An authenticated attacker with access to a workspace configuration could craft a malicious proxy URL pointing to internal resources, potentially leaking sensitive metadata or triggering unintended service-to-service calls. The vulnerability has been fully patched in version 2.3.5, and all managed instances have been automatically updated.
Technical Details
The vulnerability stems from insufficient validation of the PROXY_URL environment variable and configuration overrides. The connector failed to enforce strict allowlisting for internal IP ranges and loopback addresses, allowing crafted URLs to bypass DNS rebinding protections.
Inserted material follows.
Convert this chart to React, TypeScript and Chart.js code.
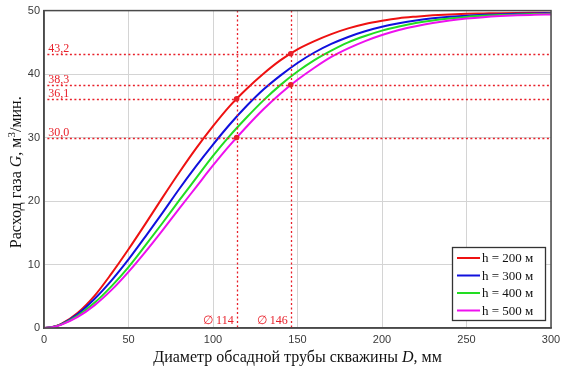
import React, { useEffect, useRef } from "react";
import { Chart, registerables } from "chart.js";

Chart.register(...registerables);

const diameters = [0, 5, 10, 20, 30, 40, 50, 60, 70, 80, 90, 100, 110, 120, 130, 140, 150, 160, 170, 180, 190, 200, 210, 220, 230, 240, 250, 260, 270, 280, 290, 300];
const gH200 = [0, 0.15, 0.6, 2.4, 5.1, 8.6, 12.4, 16.4, 20.5, 24.5, 28.3, 31.8, 35.0, 37.7, 40.1, 42.2, 43.9, 45.2, 46.3, 47.2, 47.9, 48.4, 48.8, 49.05, 49.25, 49.4, 49.5, 49.55, 49.6, 49.63, 49.65, 49.67];
const gH300 = [0, 0.15, 0.58, 2.2, 4.6, 7.5, 10.8, 14.4, 18.1, 21.9, 25.5, 28.9, 32.1, 35.0, 37.6, 39.8, 41.75, 43.4, 44.75, 45.85, 46.75, 47.45, 48.0, 48.45, 48.8, 49.05, 49.2, 49.33, 49.42, 49.5, 49.55, 49.58];
const gH400 = [0, 0.14, 0.53, 1.95, 4.0, 6.6, 9.6, 13.0, 16.5, 20.1, 23.6, 27.1, 30.3, 33.2, 35.9, 38.3, 40.4, 42.2, 43.7, 45.0, 46.0, 46.85, 47.5, 48.05, 48.45, 48.75, 49.0, 49.17, 49.3, 49.38, 49.45, 49.5];
const gH500 = [0, 0.13, 0.5, 1.75, 3.6, 6.0, 8.85, 12.0, 15.35, 18.8, 22.2, 25.6, 28.8, 31.75, 34.5, 36.95, 39.1, 41.0, 42.7, 44.05, 45.2, 46.15, 46.95, 47.55, 48.05, 48.45, 48.75, 48.97, 49.13, 49.25, 49.33, 49.4];

const seriesLabels = ["h = 200 м", "h = 300 м", "h = 400 м", "h = 500 м"];
const seriesColors = ["#ee1111", "#1010dd", "#22dd22", "#ee11ee"];

const markerD = [114, 146];
const markerDLabels = ["∅ 114", "∅ 146"];
const markerG = [43.2, 38.3, 36.1, 30.0];
const markerGLabels = ["43,2", "38,3", "36,1", "30,0"];
const markerPoints = [
  [114, 36.1],
  [114, 30.0],
  [146, 43.2],
  [146, 38.3],
];

const xTitleMain = "Диаметр обсадной трубы скважины ";
const xTitleItalic = "D";
const xTitleTail = ", мм";

const RED = "#e8202a";

const overlayPlugin = {
  id: "overlay",
  afterDatasetsDraw(chart: any) {
    const ctx = chart.ctx;
    const area = chart.chartArea;
    const xs = chart.scales.x;
    const ys = chart.scales.y;
    ctx.save();
    // dotted marker lines
    ctx.strokeStyle = RED;
    ctx.lineWidth = 1.3;
    ctx.setLineDash([2, 2.5]);
    markerG.forEach((g) => {
      const py = Math.round(ys.getPixelForValue(g)) + 0.5;
      ctx.beginPath();
      ctx.moveTo(xs.getPixelForValue(2), py);
      ctx.lineTo(area.right, py);
      ctx.stroke();
    });
    markerD.forEach((d) => {
      const px = Math.round(xs.getPixelForValue(d)) + 0.5;
      ctx.beginPath();
      ctx.moveTo(px, area.top);
      ctx.lineTo(px, area.bottom);
      ctx.stroke();
    });
    ctx.setLineDash([]);
    // labels
    ctx.fillStyle = RED;
    ctx.font = "12px 'Liberation Serif', serif";
    ctx.textAlign = "left";
    ctx.textBaseline = "alphabetic";
    markerG.forEach((g, i) => {
      const py = ys.getPixelForValue(g);
      ctx.fillText(markerGLabels[i], xs.getPixelForValue(2.5), py - 2);
    });
    ctx.textAlign = "right";
    markerD.forEach((d, i) => {
      const px = xs.getPixelForValue(d);
      ctx.fillText(markerDLabels[i], px - 3, area.bottom - 4);
    });
    // points
    markerPoints.forEach(([d, g]) => {
      ctx.beginPath();
      ctx.arc(xs.getPixelForValue(d), ys.getPixelForValue(g), 2.8, 0, Math.PI * 2);
      ctx.fill();
    });
    // frame
    ctx.strokeStyle = "#4a4a4a";
    ctx.lineWidth = 1.5;
    ctx.strokeRect(area.left, area.top, area.right - area.left, area.bottom - area.top);

    // legend
    const lx = 452, ly = 247, lw = 93, lh = 73;
    ctx.fillStyle = "#ffffff";
    ctx.fillRect(lx, ly, lw, lh);
    ctx.strokeStyle = "#333333";
    ctx.lineWidth = 1.3;
    ctx.strokeRect(lx + 0.5, ly + 0.5, lw, lh);
    ctx.font = "13px 'Liberation Serif', serif";
    ctx.textAlign = "left";
    ctx.textBaseline = "middle";
    chart.data.datasets.forEach((ds: any, i: number) => {
      const cy = ly + 11 + i * 17.5;
      ctx.strokeStyle = ds.borderColor;
      ctx.lineWidth = 2;
      ctx.beginPath();
      ctx.moveTo(lx + 5, cy);
      ctx.lineTo(lx + 28, cy);
      ctx.stroke();
      ctx.fillStyle = "#111111";
      ctx.fillText(ds.label, lx + 30, cy + 1);
    });

    // axis titles
    ctx.fillStyle = "#111111";
    ctx.textBaseline = "alphabetic";
    const fontN = "16px 'Liberation Serif', serif";
    const fontI = "italic 16px 'Liberation Serif', serif";
    ctx.font = fontN;
    const w1 = ctx.measureText(xTitleMain).width;
    const w3 = ctx.measureText(xTitleTail).width;
    ctx.font = fontI;
    const w2 = ctx.measureText(xTitleItalic).width;
    const total = w1 + w2 + w3;
    let sx = (area.left + area.right) / 2 - total / 2;
    const by = 362;
    ctx.textAlign = "left";
    ctx.font = fontN;
    ctx.fillText(xTitleMain, sx, by);
    ctx.font = fontI;
    ctx.fillText(xTitleItalic, sx + w1, by);
    ctx.font = fontN;
    ctx.fillText(xTitleTail, sx + w1 + w2, by);

    // y title rotated
    const parts: [string, string, number][] = [
      ["Расход газа ", fontN, 0],
      ["G", fontI, 0],
      [", м", fontN, 0],
      ["3", "11px 'Liberation Serif', serif", -6],
      ["/мин.", fontN, 0],
    ];
    let tw = 0;
    const widths = parts.map(([t, f]) => {
      ctx.font = f;
      const w = ctx.measureText(t).width;
      tw += w;
      return w;
    });
    ctx.translate(21, (area.top + area.bottom) / 2 + 3);
    ctx.rotate(-Math.PI / 2);
    let cx = -tw / 2;
    parts.forEach(([t, f, dy], i) => {
      ctx.font = f;
      ctx.fillText(t, cx, dy);
      cx += widths[i];
    });
    ctx.restore();
  },
};

export default function App() {
  const ref = useRef<HTMLCanvasElement>(null);
  useEffect(() => {
    if (!ref.current) return;
    const seriesValues = [gH200, gH300, gH400, gH500];
    const chart = new Chart(ref.current, {
      type: "line",
      data: {
        datasets: seriesValues.map((vals, i) => ({
          label: seriesLabels[i],
          data: diameters.map((d, j) => ({ x: d, y: vals[j] })),
          borderColor: seriesColors[i],
          backgroundColor: seriesColors[i],
          borderWidth: 2,
          pointRadius: 0,
          cubicInterpolationMode: "monotone" as const,
          order: 3 - i,
        })),
      },
      options: {
        animation: false,
        responsive: false,
        maintainAspectRatio: false,
        layout: { padding: { top: 10, right: 16, left: 0, bottom: 0 } },
        plugins: {
          legend: { display: false },
          tooltip: { enabled: false },
          title: { display: false },
        },
        scales: {
          x: {
            type: "linear",
            min: 0,
            max: 300,
            ticks: {
              stepSize: 50,
              padding: 5,
              color: "#3a3a3a",
              font: { family: "'Liberation Sans', sans-serif", size: 11 },
              maxRotation: 0,
            },
            grid: { color: "#d4d4d4", lineWidth: 1, drawTicks: false },
            border: { color: "#4a4a4a", width: 1.5 },
            afterFit: (s: any) => {
              s.height = 47;
            },
          },
          y: {
            type: "linear",
            min: 0,
            max: 50,
            ticks: {
              stepSize: 10,
              padding: 4,
              color: "#3a3a3a",
              font: { family: "'Liberation Sans', sans-serif", size: 11 },
            },
            grid: { color: "#d4d4d4", lineWidth: 1, drawTicks: false },
            border: { color: "#4a4a4a", width: 1.5 },
            afterFit: (s: any) => {
              s.width = 44;
            },
          },
        },
      },
      plugins: [overlayPlugin],
    });
    return () => chart.destroy();
  }, []);
  return (
    <div style={{ position: "fixed", left: 0, top: 0, width: 567, height: 375, background: "#fff" }}>
      <canvas ref={ref} width={567} height={375} style={{ width: 567, height: 375, display: "block" }} />
    </div>
  );
}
The connector would forward authenticated Git requests through the specified endpoint without validating that the final resolved IP belonged to the expected proxy network. This allowed an attacker to pivot internal traffic to arbitrary hosts reachable from the runner environment.
Impact
- Potential exposure of internal service metadata and DNS records
- Unauthorized access to internal APIs exposed on private subnets
- No user secrets, repository content, or cryptographic keys were at risk
- Zero confirmed exploits in the wild. No customer data was compromised.
Mitigation & Remediation
All self-hosted and managed instances have been patched to v2.3.5. The fix implements:
- Strict allowlisting for proxy hostnames and resolved IP ranges
- Automatic rejection of loopback, link-local, and RFC 1918 addresses unless explicitly whitelisted
- Redirect tracking with a maximum hop limit of 3 and strict origin validation
- Forced TLS verification for all proxy endpoints
If you are running a custom deployment, update immediately:
Timeline
| Date (UTC) | Event |
|---|---|
| Jan 08, 2025 | Vulnerability reported via HackerOne (#114829) |
| Jan 09, 2025 | Confirmed & scoped by Security Team |
| Jan 12, 2025 | Fix merged & regression tests passed |
| Jan 14, 2025 | v2.3.5 released; automated rollout complete |
| Jan 15, 2025 | Public advisory published |
Acknowledgments
We thank 0xVortex for responsible disclosure and cooperation throughout the patching process. This vulnerability was discovered independently and was not part of any coordinated attack campaign.